A series of 6 phone banking sessions were also organized, galvanizing 26 volunteers to make 1000 calls to API voters who had not yet turned in their ballots.
From the growing pool of contacts and potential API activists, we invited people to participate in a powerful direct action, hand delivering our mail-in ballots together on Nov 4th to the Multnomah County elecions office. 19 activists joined us and we were able to receive some media attention from KATU (ABC affiliate) Channel 2 TV.
These activities were then capped with a celebration recognizing our volunteers and leaders, hosted by an esteemed community leader and elder. 30 folks came together to celebrate and recognize the hard work done by all, the energy generated within the communities, and the leaders across generations and cultures who stepped up to take responsibility for various pieces of the campaign.
Lisa, was a first time voter having recently become a naturalized citizen.

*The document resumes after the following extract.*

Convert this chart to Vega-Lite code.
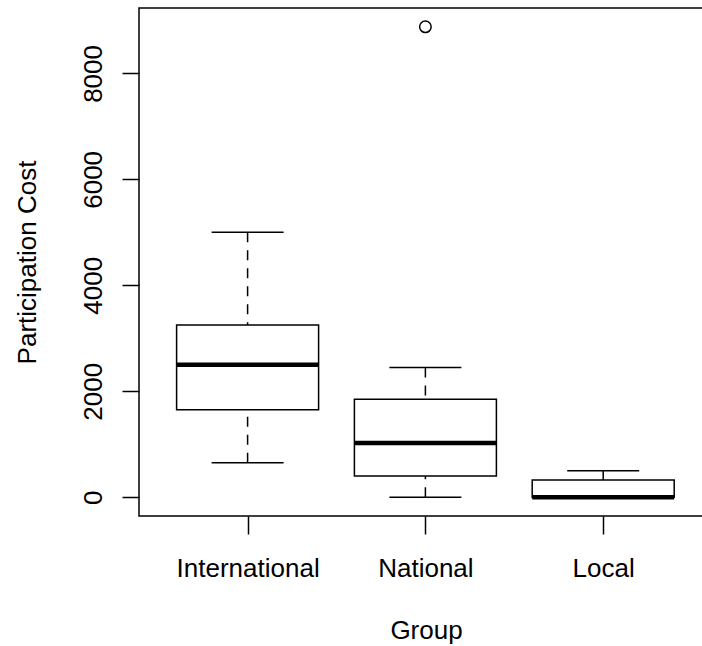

She was intimidated by and confused by the large number of ballot measures she had to vote on in Oregon. She came to the party with her ballot and was incredibly grateful for the information on the measures that the APANO host provided. She was also greatly put at ease by the festive atmosphere of the party, happy to meet new folks within the API community and demystify the whole vote-by-mail process she was just learning about.
POST ELECTION CAPACITY BUILDING
The increase in membership and volunteer activity in the 2008 electoral cycle has built our capacity in the following ways: 1) future board recruitment and 2) established and enhanced and functional member database. We will continue to broaden our reach throughout the state by approaching and engaging additional API community organizations and groups, with the intention of creating a sustainable network of API's in Oregon in order to make strategic poltical and social gains for our communities.